Take the material below and retype it in full; pictures are left out.

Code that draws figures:
====
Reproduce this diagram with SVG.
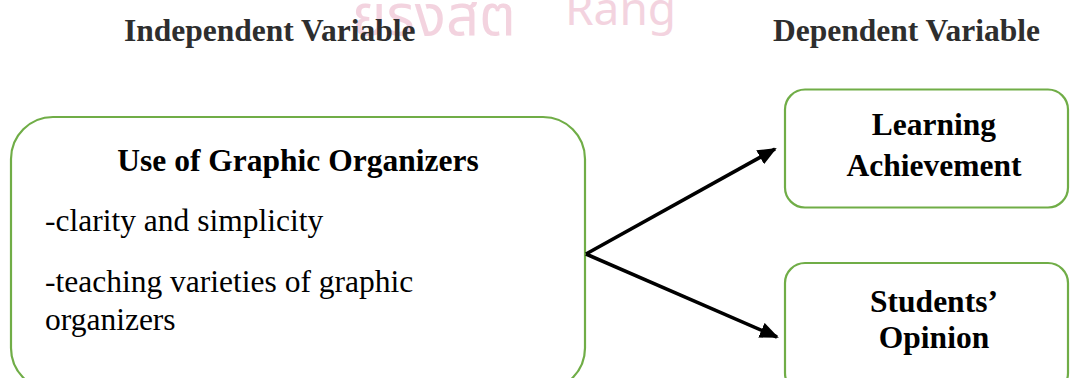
<svg xmlns="http://www.w3.org/2000/svg" width="1070" height="378" viewBox="0 0 1070 378">
  <style>
    .box { fill: #ffffff; stroke: #70AD47; stroke-width: 2.2; }
    .head { font-family: "Liberation Serif", "Times New Roman", serif; font-weight: bold; font-size: 31.5px; fill: #2e2e2e; }
    .title { font-family: "Liberation Serif", "Times New Roman", serif; font-weight: bold; font-size: 31.5px; fill: #000000; text-anchor: middle; }
    .body { font-family: "Liberation Serif", "Times New Roman", serif; font-size: 31.5px; fill: #000000; }
    .wm { font-family: "Noto Sans Thai", "Noto Sans", "DejaVu Sans", sans-serif; fill: #e8a8c0; opacity: 0.5; }
    .conn { stroke: #000000; stroke-width: 3.6; fill: none; }
  </style>
  <defs>
    <marker id="arrow" markerUnits="userSpaceOnUse" markerWidth="20" markerHeight="16" refX="17" refY="8" orient="auto">
      <path d="M0,0 L19,8 L0,16 z" fill="#000000"/>
    </marker>
  </defs>
  <rect width="1070" height="378" fill="#ffffff"/>

  <g id="watermark">
    <text class="wm" x="352" y="35" font-size="58">ยรังสิต</text>
    <text class="wm" x="565" y="25" font-size="46">Rang</text>
  </g>

  <g id="headers">
    <text class="head" x="124" y="41">Independent Variable</text>
    <text class="head" x="773" y="41">Dependent Variable</text>
  </g>

  <g id="node-independent">
    <rect class="box" x="11" y="117" width="574" height="273" rx="42" ry="42"/>
    <text class="title" x="298" y="171">Use of Graphic Organizers</text>
    <text class="body" x="45" y="231">-clarity and simplicity</text>
    <text class="body" x="45" y="292">-teaching varieties of graphic</text>
    <text class="body" x="45" y="330">organizers</text>
  </g>

  <g id="node-learning">
    <rect class="box" x="785" y="89.5" width="283" height="118" rx="20" ry="20"/>
    <text class="title" x="934" y="135">Learning</text>
    <text class="title" x="934" y="176">Achievement</text>
  </g>

  <g id="node-opinion">
    <rect class="box" x="785" y="263" width="283" height="130" rx="20" ry="20"/>
    <text class="title" x="934" y="312">Students’</text>
    <text class="title" x="934" y="348">Opinion</text>
  </g>

  <g id="connectors">
    <line class="conn" x1="586" y1="254" x2="775" y2="149" marker-end="url(#arrow)"/>
    <line class="conn" x1="586" y1="254" x2="777" y2="337" marker-end="url(#arrow)"/>
  </g>
</svg>
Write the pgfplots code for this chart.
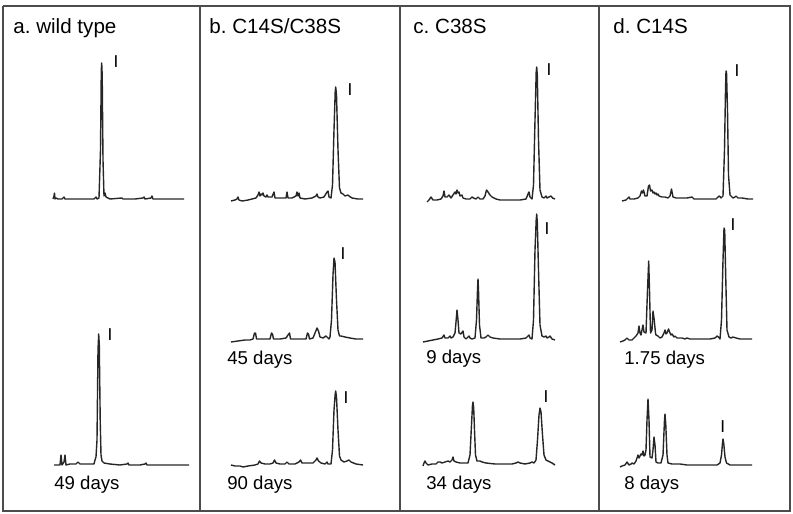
====
▶ [The completed task]:
Reproduce this diagram with SVG.
<svg xmlns="http://www.w3.org/2000/svg" width="1070" height="378" viewBox="0 0 1070 378">
  <style>
    .box { fill: #ffffff; stroke: #70AD47; stroke-width: 2.2; }
    .head { font-family: "Liberation Serif", "Times New Roman", serif; font-weight: bold; font-size: 31.5px; fill: #2e2e2e; }
    .title { font-family: "Liberation Serif", "Times New Roman", serif; font-weight: bold; font-size: 31.5px; fill: #000000; text-anchor: middle; }
    .body { font-family: "Liberation Serif", "Times New Roman", serif; font-size: 31.5px; fill: #000000; }
    .wm { font-family: "Noto Sans Thai", "Noto Sans", "DejaVu Sans", sans-serif; fill: #e8a8c0; opacity: 0.5; }
    .conn { stroke: #000000; stroke-width: 3.6; fill: none; }
  </style>
  <defs>
    <marker id="arrow" markerUnits="userSpaceOnUse" markerWidth="20" markerHeight="16" refX="17" refY="8" orient="auto">
      <path d="M0,0 L19,8 L0,16 z" fill="#000000"/>
    </marker>
  </defs>
  <rect width="1070" height="378" fill="#ffffff"/>

  <g id="watermark">
    <text class="wm" x="352" y="35" font-size="58">ยรังสิต</text>
    <text class="wm" x="565" y="25" font-size="46">Rang</text>
  </g>

  <g id="headers">
    <text class="head" x="124" y="41">Independent Variable</text>
    <text class="head" x="773" y="41">Dependent Variable</text>
  </g>

  <g id="node-independent">
    <rect class="box" x="11" y="117" width="574" height="273" rx="42" ry="42"/>
    <text class="title" x="298" y="171">Use of Graphic Organizers</text>
    <text class="body" x="45" y="231">-clarity and simplicity</text>
    <text class="body" x="45" y="292">-teaching varieties of graphic</text>
    <text class="body" x="45" y="330">organizers</text>
  </g>

  <g id="node-learning">
    <rect class="box" x="785" y="89.5" width="283" height="118" rx="20" ry="20"/>
    <text class="title" x="934" y="135">Learning</text>
    <text class="title" x="934" y="176">Achievement</text>
  </g>

  <g id="node-opinion">
    <rect class="box" x="785" y="263" width="283" height="130" rx="20" ry="20"/>
    <text class="title" x="934" y="312">Students’</text>
    <text class="title" x="934" y="348">Opinion</text>
  </g>

  <g id="connectors">
    <line class="conn" x1="586" y1="254" x2="775" y2="149" marker-end="url(#arrow)"/>
    <line class="conn" x1="586" y1="254" x2="777" y2="337" marker-end="url(#arrow)"/>
  </g>
</svg>
Write the pgfplots code for this chart.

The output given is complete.